We find no prejudicial error in the admission or rejection of evidence. Appellant bases several of his objections upon theories of the law that we already have disposed of contrary to his contentions.  A number of objections to questions were made upon the ground that they called for the conclusion of the witness; as, for example, a question asked of the Japanese witness as to the price the defendant and St. Clair had "agreed" to pay for the potatoes. This, like other similar questions, was unobjectionable, for the witness had previously testified to the particulars of the negotiations between himself and appellant and St. Clair.  Appellant objects that evidence of certain declarations made by, and acts of, St. Clair was hearsay. But the entire record, warrants the inference that appellant and St. Clair were conspirators from the moment when they first visited the Japanese ranch to the time when the last potatoes were sold or otherwise disposed of by them. What St.

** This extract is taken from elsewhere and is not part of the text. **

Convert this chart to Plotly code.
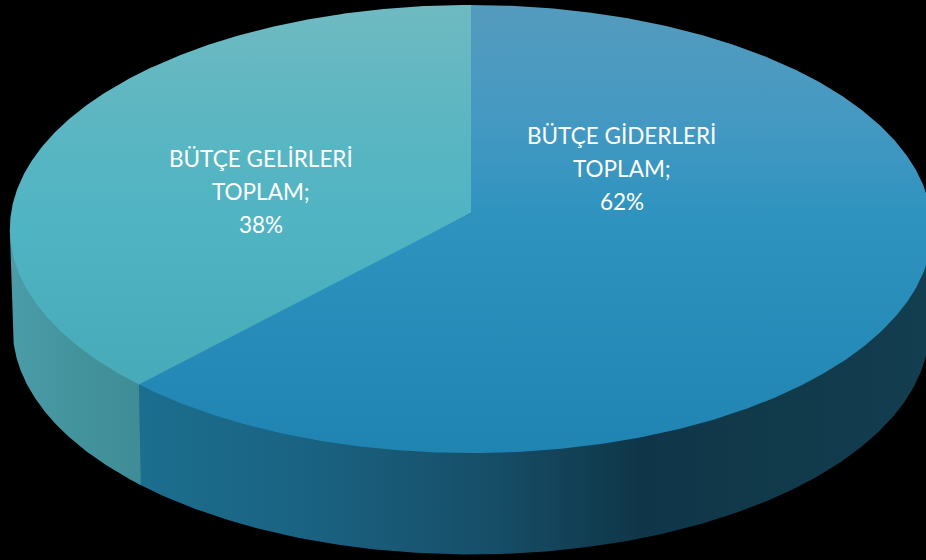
import numpy as np
import plotly.graph_objects as go

categories = ["BÜTÇE GİDERLERİ", "BÜTÇE GELİRLERİ"]
series_name = "TOPLAM"
values = [62, 38]

WIDTH, HEIGHT = 926, 560
CX, CY = 471.0, 213.0
RX, RY = 460.0, 222.9
PERSP = 0.0714
DEPTH = 99.0
BOTTOM_SCALE = 0.994
OVERLAP = 0.012


def top_point(t):
    u, v = np.sin(t), -np.cos(t)
    d = 1 - PERSP * v
    return CX + RX * u / d, CY + RY * v / d


def bottom_point(t):
    x, y = top_point(t)
    return CX + (x - CX) * BOTTOM_SCALE, y + DEPTH + (y - CY) * 0.01


total = sum(values)
edges = np.concatenate([[0.0], np.cumsum(values) / total * 2 * np.pi])
side_start = np.arccos(-PERSP)
side_end = 2 * np.pi - side_start

top_styles = [
    [[0, "#549bbe"], [0.25, "#4599c2"], [0.48, "#2e93bf"], [1, "#1f84b1"]],
    [[0, "#6fbac1"], [0.25, "#5cb6c2"], [0.48, "#50b4c3"], [1, "#44a6b5"]],
]
side_styles = [
    [[0, "#1c6f8f"], [0.22, "#1a6282"], [0.45, "#164e68"], [0.64, "#0f3648"], [0.82, "#113a4b"], [1, "#133e4f"]],
    [[0, "#4a9ca8"], [0.5, "#43939d"], [1, "#3e8c95"]],
]
# The first slice is drawn a hair wider so the later one covers the seam.
side_ranges = [
    (side_start, edges[1] + OVERLAP),
    (edges[1], side_end),
]

fig = go.Figure()

for i, (a, b) in enumerate(side_ranges):
    t = np.linspace(a, b, 240)
    xt, yt = top_point(t)
    xi, yi = CX + (xt - CX) * 0.97, CY + (yt - CY) * 0.97
    xb, yb = bottom_point(t[::-1])
    x = np.concatenate([xt[:1], xi, xt[-1:], xb])
    y = np.concatenate([yt[:1], yi, yt[-1:], yb])
    fig.add_trace(go.Scatter(
        x=x, y=y, mode="lines", fill="toself", line=dict(width=0),
        fillgradient=dict(type="horizontal", colorscale=side_styles[i],
                          start=float(x.min()), stop=min(float(x.max()), WIDTH)),
        hoverinfo="skip", showlegend=False,
    ))

for i in range(len(values)):
    pad = OVERLAP if i == 0 else 0.0
    t = np.linspace(edges[i] - pad, edges[i + 1] + pad, 480)
    xt, yt = top_point(t)
    x = np.concatenate([[CX], xt, [CX]])
    y = np.concatenate([[CY], yt, [CY]])
    fig.add_trace(go.Scatter(
        x=x, y=y, mode="lines", fill="toself", line=dict(width=0),
        fillgradient=dict(type="vertical", colorscale=top_styles[i], start=5, stop=453),
        hoverinfo="skip", showlegend=False,
    ))

label_pos = [(621.5, 135), (261, 158)]
LINE_STEP = 33
for i, cat in enumerate(categories):
    lines = [cat, f"{series_name};", f"{values[i]}%"]
    for j, line in enumerate(lines):
        fig.add_annotation(
            x=label_pos[i][0], y=label_pos[i][1] + j * LINE_STEP, xref="x", yref="y",
            showarrow=False, text=line,
            font=dict(family="Lato, Carlito, Calibri, sans-serif", size=22.5, color="#ffffff"),
        )

fig.update_layout(
    width=WIDTH, height=HEIGHT, margin=dict(l=0, r=0, t=0, b=0),
    paper_bgcolor="#000000", plot_bgcolor="#000000",
    xaxis=dict(range=[0, WIDTH], visible=False, fixedrange=True),
    yaxis=dict(range=[HEIGHT, 0], visible=False, fixedrange=True),
)
fig.write_html(
    "out.html",
    config=dict(displayModeBar=False),
    post_script="document.body.style.margin='0';document.body.style.background='#000';",
)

Clair said or did in furtherance of the common purpose during the life of this conspiracy was, of course, admissible.  Where, as here, the facts from which the conspiracy is to be inferred are so intimately blended with other facts going to constitute the crime that it is difficult to separate them, it is not essential to the introduction of evidence of the acts and declarations of one of the conspirators that evidence should first be introduced to establish prima facie, in the opinion of the court, the fact of conspiracy. ( People v. Fehrenbach, 102 Cal. 394, [36 P. 678].)
What we have said thus far disposes of every point made in support of the appeal that is worthy of discussion.
Judgment and order affirmed.
Sloane, J., and Thomas, J., concurred.
A petition to have the cause heard in the supreme court, after judgment in the district court of appeal, was denied by the supreme court on September 22, 1919.
All the Justices concurred, except Melvin, J., who was absent.